I once read a paper on cash transfers in Uganda and the results were very surprising. A test for reduction in poverty was key to the study but there were unintended consequences, magnitudes varying according to the randomization of the experiments. This study noted insignificant or no increase in child enrollment as women started own businesses despite an increase in incomes as reported by participants.
-these studies tend to ignore social protection and household insurance strategies. Selected participants often face jealousy from others and loose other important aspects of social protection in the village, e.g joint childcare and rearing forcing domestic child labor, reduced school attendance, reduced enrollment in some cases and reduced child health seeking behavior- more sick children as mothers must optimize their labor between their household activities, social insurance and the new business. These effects are not being tracked well for example:

- kin or neighbor conflicts among those who get cash transfers and those who dont, based on the perception that others are being favored despite minor cut off selection creteria differences.
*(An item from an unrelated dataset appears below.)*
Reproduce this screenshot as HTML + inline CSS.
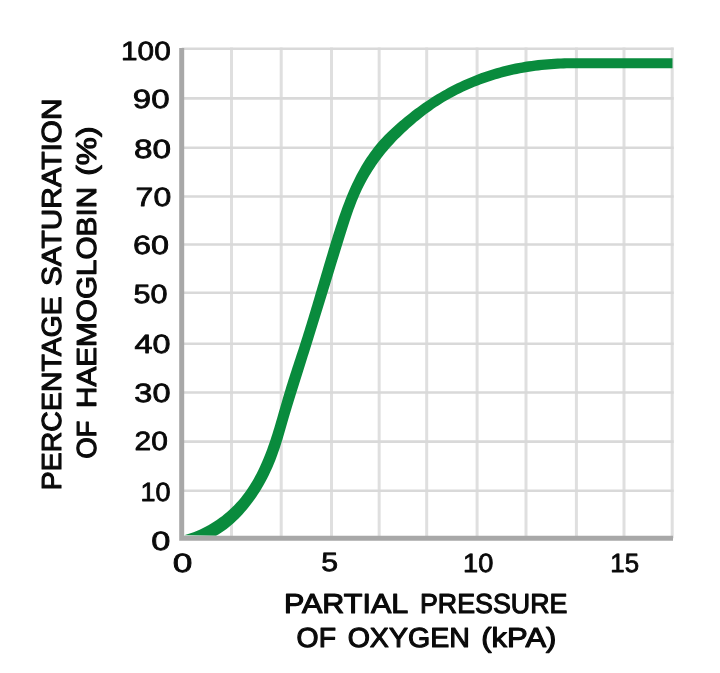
<!DOCTYPE html>
<html lang="en">
<head>
<meta charset="utf-8">
<title>Oxygen dissociation curve of haemoglobin</title>
<style>
html,body{margin:0;padding:0;background:#fff}
body{width:720px;height:673px;overflow:hidden;font-family:"Liberation Sans",sans-serif}
svg{display:block;will-change:transform}
text{font-family:"Liberation Sans",sans-serif;font-weight:normal;text-rendering:geometricPrecision;fill:#0a0a0a;stroke:#0a0a0a;stroke-linejoin:round}
</style>
</head>
<body>
<svg width="720" height="673" viewBox="0 0 720 673">
<title>Oxygen dissociation curve</title>
<desc>Percentage saturation of haemoglobin (%) plotted against partial pressure of oxygen (kPa): a sigmoid curve rising from 0 to a plateau of about 97%.</desc>
<rect width="720" height="673" fill="#fff"/>
<g id="grid" fill="none">
<path d="M231.50,47.40V538.15M281.20,47.40V538.15M331.50,47.40V538.15M379.15,47.40V538.15M426.70,47.40V538.15M477.10,47.40V538.15M526.00,47.40V538.15M576.40,47.40V538.15M624.00,47.40V538.15M672.20,47.40V538.15" stroke="#dfdfdf" stroke-width="3"/>
<path d="M181.7,48.70H673.70M181.7,98.40H673.70M181.7,147.80H673.70M181.7,196.50H673.70M181.7,244.50H673.70M181.7,292.70H673.70M181.7,343.80H673.70M181.7,392.50H673.70M181.7,441.60H673.70M181.7,490.70H673.70" stroke="#d9d9d9" stroke-width="2.6"/>
</g>
<path id="curve" d="M184.20,535.27 L187.35,534.35 L190.47,533.32 L193.56,532.20 L196.61,530.99 L199.62,529.68 L202.59,528.28 L205.52,526.80 L208.41,525.23 L211.24,523.57 L214.03,521.84 L216.77,520.02 L219.45,518.12 L222.08,516.15 L224.64,514.11 L227.15,511.99 L229.59,509.80 L231.97,507.54 L234.29,505.22 L236.54,502.84 L238.72,500.40 L240.84,497.89 L242.88,495.34 L244.85,492.73 L246.75,490.07 L248.59,487.36 L250.35,484.61 L252.06,481.81 L253.70,478.98 L255.28,476.11 L256.80,473.21 L258.27,470.28 L259.69,467.33 L261.05,464.35 L262.37,461.35 L263.64,458.33 L264.86,455.29 L266.05,452.24 L267.20,449.18 L268.31,446.10 L269.39,443.00 L270.44,439.90 L271.46,436.79 L272.46,433.66 L273.44,430.53 L274.40,427.39 L275.34,424.24 L276.27,421.09 L277.19,417.94 L278.10,414.78 L279.01,411.62 L279.92,408.45 L280.82,405.29 L281.73,402.13 L282.65,398.97 L283.58,395.81 L284.52,392.66 L285.47,389.51 L286.44,386.37 L287.42,383.23 L288.41,380.09 L289.41,376.96 L290.42,373.83 L291.44,370.71 L292.46,367.58 L293.48,364.46 L294.50,361.34 L295.53,358.23 L296.56,355.11 L297.58,351.99 L298.60,348.88 L299.61,345.76 L300.61,342.64 L301.61,339.52 L302.60,336.40 L303.58,333.28 L304.56,330.16 L305.53,327.04 L306.49,323.92 L307.45,320.79 L308.40,317.67 L309.35,314.54 L310.30,311.41 L311.24,308.28 L312.18,305.15 L313.11,302.02 L314.04,298.89 L314.97,295.76 L315.90,292.62 L316.83,289.49 L317.76,286.35 L318.68,283.21 L319.61,280.07 L320.54,276.93 L321.47,273.79 L322.40,270.65 L323.33,267.50 L324.27,264.35 L325.20,261.21 L326.15,258.06 L327.09,254.91 L328.04,251.76 L328.99,248.60 L329.95,245.45 L330.91,242.29 L331.88,239.13 L332.86,235.98 L333.85,232.82 L334.85,229.67 L335.86,226.53 L336.89,223.38 L337.93,220.25 L339.00,217.12 L340.08,214.00 L341.18,210.89 L342.30,207.80 L343.45,204.71 L344.63,201.64 L345.83,198.59 L347.06,195.55 L348.33,192.53 L349.62,189.53 L350.95,186.54 L352.32,183.58 L353.72,180.65 L355.16,177.73 L356.64,174.84 L358.17,171.98 L359.73,169.14 L361.35,166.33 L363.01,163.55 L364.72,160.80 L366.47,158.09 L368.29,155.41 L370.15,152.76 L372.07,150.15 L374.04,147.57 L376.08,145.04 L378.17,142.54 L380.33,140.08 L382.54,137.67 L384.81,135.29 L387.14,132.95 L389.50,130.65 L391.92,128.38 L394.36,126.15 L396.85,123.95 L399.36,121.78 L401.90,119.64 L404.45,117.53 L407.03,115.44 L409.62,113.39 L412.23,111.36 L414.86,109.37 L417.51,107.40 L420.17,105.47 L422.86,103.57 L425.57,101.71 L428.30,99.88 L431.05,98.09 L433.82,96.33 L436.61,94.61 L439.42,92.93 L442.26,91.28 L445.11,89.67 L447.98,88.10 L450.87,86.56 L453.78,85.07 L456.71,83.61 L459.65,82.19 L462.61,80.81 L465.59,79.47 L468.59,78.17 L471.60,76.91 L474.63,75.69 L477.67,74.51 L480.73,73.37 L483.80,72.27 L486.89,71.21 L489.99,70.19 L493.10,69.22 L496.23,68.29 L499.37,67.40 L502.53,66.55 L505.69,65.75 L508.87,64.98 L512.06,64.27 L515.26,63.59 L518.47,62.96 L521.69,62.38 L524.93,61.84 L528.17,61.34 L531.42,60.89 L534.67,60.48 L537.94,60.11 L541.21,59.78 L544.49,59.48 L547.77,59.22 L551.06,58.98 L554.35,58.78 L557.65,58.60 L560.95,58.43 L564.25,58.29 L567.55,58.20 L570.85,58.16 L574.15,58.14 L577.45,58.14 L580.74,58.15 L672.50,58.15 L672.50,68.30 L579.22,68.29 L576.10,68.27 L572.98,68.26 L569.86,68.26 L566.74,68.30 L563.63,68.38 L560.51,68.52 L557.40,68.71 L554.29,68.91 L551.17,69.14 L548.06,69.40 L544.95,69.69 L541.84,70.02 L538.73,70.38 L535.62,70.78 L532.52,71.21 L529.42,71.68 L526.32,72.19 L523.23,72.74 L520.14,73.32 L517.06,73.93 L513.98,74.59 L510.91,75.28 L507.86,76.01 L504.81,76.78 L501.77,77.58 L498.74,78.42 L495.72,79.30 L492.72,80.22 L489.73,81.18 L486.75,82.17 L483.78,83.21 L480.83,84.28 L477.90,85.39 L474.99,86.54 L472.09,87.73 L469.21,88.96 L466.35,90.23 L463.51,91.54 L460.68,92.89 L457.89,94.28 L455.11,95.71 L452.35,97.18 L449.62,98.69 L446.91,100.25 L444.23,101.84 L441.57,103.48 L438.94,105.15 L436.34,106.86 L433.75,108.62 L431.20,110.41 L428.67,112.23 L426.16,114.09 L423.67,115.99 L421.21,117.92 L418.78,119.88 L416.37,121.87 L413.98,123.90 L411.61,125.95 L409.26,128.04 L406.94,130.15 L404.64,132.29 L402.37,134.45 L400.12,136.65 L397.91,138.87 L395.72,141.12 L393.56,143.40 L391.44,145.71 L389.35,148.05 L387.31,150.43 L385.30,152.83 L383.33,155.26 L381.41,157.73 L379.53,160.23 L377.70,162.75 L375.91,165.31 L374.16,167.90 L372.46,170.52 L370.81,173.16 L369.20,175.84 L367.64,178.54 L366.12,181.26 L364.65,184.02 L363.23,186.79 L361.85,189.60 L360.52,192.43 L359.24,195.28 L358.01,198.15 L356.82,201.05 L355.67,203.96 L354.56,206.89 L353.48,209.84 L352.43,212.80 L351.41,215.77 L350.41,218.75 L349.42,221.73 L348.45,224.72 L347.49,227.71 L346.54,230.70 L345.59,233.69 L344.65,236.68 L343.72,239.67 L342.79,242.66 L341.87,245.65 L340.95,248.65 L340.04,251.64 L339.12,254.63 L338.21,257.63 L337.31,260.62 L336.40,263.62 L335.49,266.61 L334.58,269.61 L333.67,272.60 L332.76,275.60 L331.84,278.59 L330.92,281.59 L330.01,284.58 L329.09,287.58 L328.16,290.57 L327.24,293.56 L326.32,296.56 L325.39,299.55 L324.47,302.54 L323.54,305.54 L322.61,308.53 L321.68,311.52 L320.76,314.51 L319.83,317.50 L318.90,320.49 L317.97,323.49 L317.04,326.48 L316.12,329.47 L315.19,332.46 L314.26,335.45 L313.34,338.44 L312.41,341.43 L311.48,344.42 L310.55,347.40 L309.62,350.39 L308.69,353.38 L307.76,356.37 L306.83,359.36 L305.90,362.35 L304.96,365.34 L304.02,368.32 L303.09,371.31 L302.15,374.30 L301.20,377.29 L300.26,380.27 L299.32,383.26 L298.38,386.25 L297.43,389.24 L296.50,392.23 L295.56,395.22 L294.63,398.22 L293.70,401.21 L292.78,404.21 L291.86,407.20 L290.96,410.20 L290.06,413.20 L289.16,416.21 L288.28,419.21 L287.41,422.22 L286.55,425.23 L285.69,428.24 L284.83,431.25 L283.96,434.26 L283.08,437.26 L282.19,440.26 L281.26,443.24 L280.32,446.21 L279.34,449.18 L278.32,452.12 L277.28,455.06 L276.19,457.98 L275.07,460.89 L273.90,463.78 L272.69,466.66 L271.43,469.52 L270.13,472.36 L268.77,475.19 L267.37,477.99 L265.92,480.77 L264.41,483.53 L262.86,486.26 L261.26,488.97 L259.61,491.65 L257.91,494.29 L256.16,496.90 L254.36,499.48 L252.52,502.03 L250.62,504.53 L248.68,507.00 L246.69,509.42 L244.66,511.81 L242.57,514.14 L240.44,516.44 L238.26,518.68 L236.03,520.87 L233.74,523.00 L231.41,525.06 L229.01,527.05 L226.55,528.97 L224.02,530.80 L221.43,532.53 L218.77,534.18 L216.04,535.71Z" fill="#098b3d"/>
<path id="axes" d="M181.7,48.0V538.15H673.0" stroke="#a8a8a8" stroke-width="5" fill="none" stroke-linejoin="miter"/>
<g id="tick-labels" font-size="26.4" stroke-width="0.8">
<text transform="translate(121.09,60.46) scale(1.1264,1)">100</text>
<text transform="translate(132.78,108.10) scale(1.2521,1)">90</text>
<text transform="translate(134.09,157.53) scale(1.2619,1)">80</text>
<text transform="translate(135.61,206.09) scale(1.2123,1)">70</text>
<text transform="translate(132.96,254.26) scale(1.2259,1)">60</text>
<text transform="translate(133.39,303.41) scale(1.1580,1)">50</text>
<text transform="translate(134.51,352.53) scale(1.2244,1)">40</text>
<text transform="translate(134.35,402.32) scale(1.2316,1)">30</text>
<text transform="translate(134.59,450.30) scale(1.1340,1)">20</text>
<text transform="translate(140.48,500.68) scale(1.0220,1)">10</text>
<text transform="translate(151.31,550.37) scale(1.3017,1)">0</text>
<text transform="translate(172.64,572.02) scale(1.3375,1)">0</text>
<text transform="translate(321.29,570.64) scale(1.1467,1)">5</text>
<text transform="translate(463.06,571.69) scale(1.0298,1)">10</text>
<text transform="translate(610.25,571.96) scale(0.9806,1)">15</text>
</g>
<g id="axis-titles" font-size="27.5" stroke-width="1.1">
<text transform="translate(283.91,612.7) scale(1.1099,1)">PARTIAL</text>
<text transform="translate(419.93,612.7) scale(0.9750,1)">PRESSURE</text>
<text transform="translate(296.61,646.7) scale(1.0301,1)">OF</text>
<text transform="translate(347.67,646.7) scale(1.0380,1)">OXYGEN</text>
<text transform="translate(481.28,646.7) scale(1.1266,1)">(kPA)</text>
<text transform="translate(60.8,490.19) rotate(-90) scale(1.0352,1)">PERCENTAGE</text>
<text transform="translate(60.8,286.11) rotate(-90) scale(1.0838,1)">SATURATION</text>
<text transform="translate(95.6,458.86) rotate(-90) scale(1.0043,1)">OF</text>
<text transform="translate(95.6,407.94) rotate(-90) scale(1.0794,1)">HAEMOGLOBIN</text>
<text transform="translate(95.6,175.68) rotate(-90) scale(1.1483,1)">(%)</text>
</g>
</svg>
</body>
</html>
- reduction in external informal consumption smoothing sources once they are seen to have got a windfall, being abandoned by others unless they do their own transfers to keep their existing strategies and reputation-their informal credit rating is messed up and they must build new networks.
- how easy is it to ignore transfers with those who may have kept them afloat at some point in time

If I was in the field out there or have all these data I would be looking at these other effects. Over all poverty reduction strategy seem to be sensitive to these transfers as they have always been among the poor, and there are also many cases where little transfers among kin have uplifted some generations through schooling and training. Public transfers, exotic vouchers will have to last longer after destroying kin and private social markets.